Ashcan School paintings that are not typical urban scenes can be desirable to collectors, she said. A portrait John Sloane painted while he was based in Santa Fe, N.M., brought $8,000 plus the buyer’s premium at Brunk Auctions in November 2018. “It was a nude, and you could sort of see outside Sloan’s studio, which at that time was in Santa Fe,” she said. “In a general sense with an artist, you want to buy — and the things that bring the highest prices — are the things that those artists are particularly known for.”

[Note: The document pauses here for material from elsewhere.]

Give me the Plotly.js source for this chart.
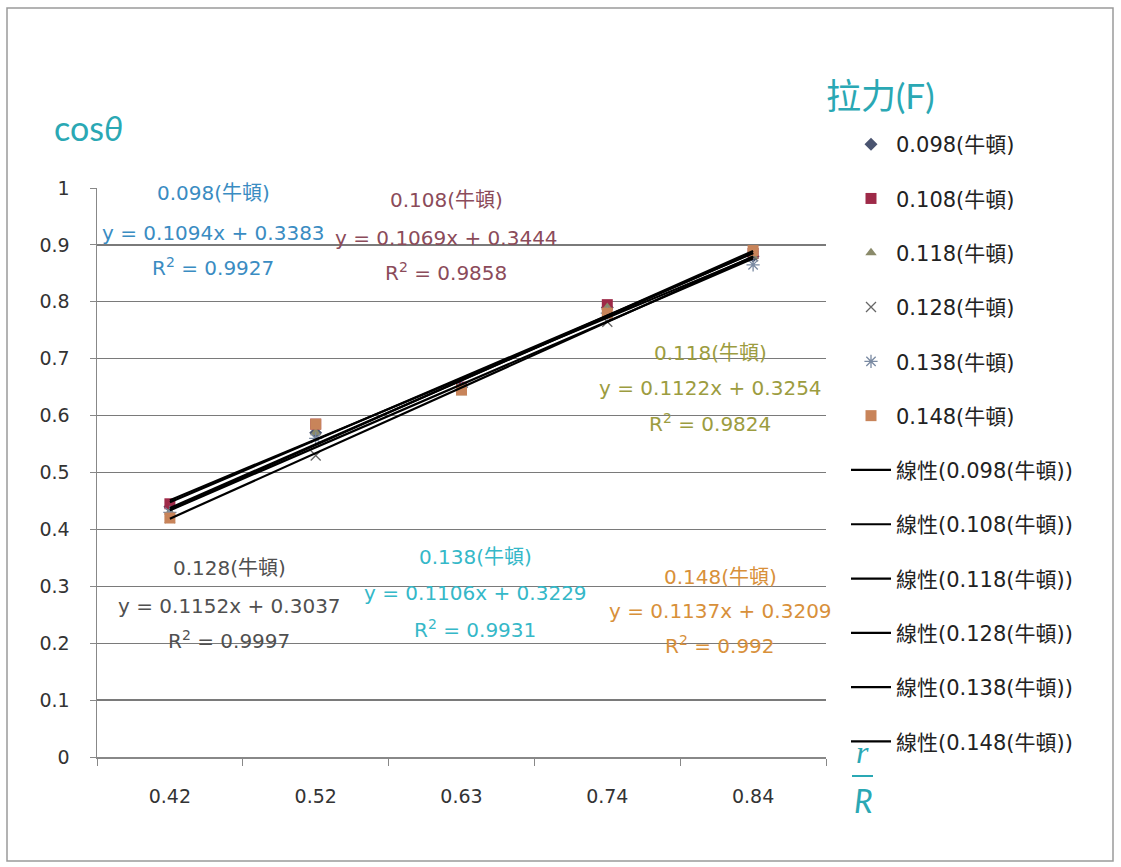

Works by later Ashcan artists can be collectable. In December 2020, Brunk sold a number of paintings by John R. Grabach and William Henry Gasser for strong prices. “They are not the top tier Ashcan names everyone knows, but they are well known Ashcan painters,” Zander added. The best selling Grabach in that sale was a colorful work showing the artist’s studio in Irvington, N.J., that earned $12,000 plus the buyer’s premium. “It had nothing to do with a gritty New York street scene, but it was by him, showed his studio, and it was a beautiful painting, so in that case it brought a good price.”

‘Sunlight in Irvington,’ John R. Grabach’s painting of his New Jersey studio, sold for $12,000 plus the buyer’s premium in November 2020 at Brunk Auctions.
‘Sunlight in Irvington,’ John R. Grabach’s painting of his New Jersey studio, sold for $12,000 plus the buyer’s premium in November 2020 at Brunk Auctions.

Nichols advises new collectors to start out by looking for drawings and etchings rather than oil paintings as these are affordably priced: “Some of the sketches they did are very attractive and fresh-looking, and these are nice things to acquire if you are starting off in the market and getting your feet wet.”

Zander said new collectors should do their homework, trust experts who have done their homework, and “look for the best and most representative piece by an artist that is available to you, both on the market and in your financial realm of possibility.”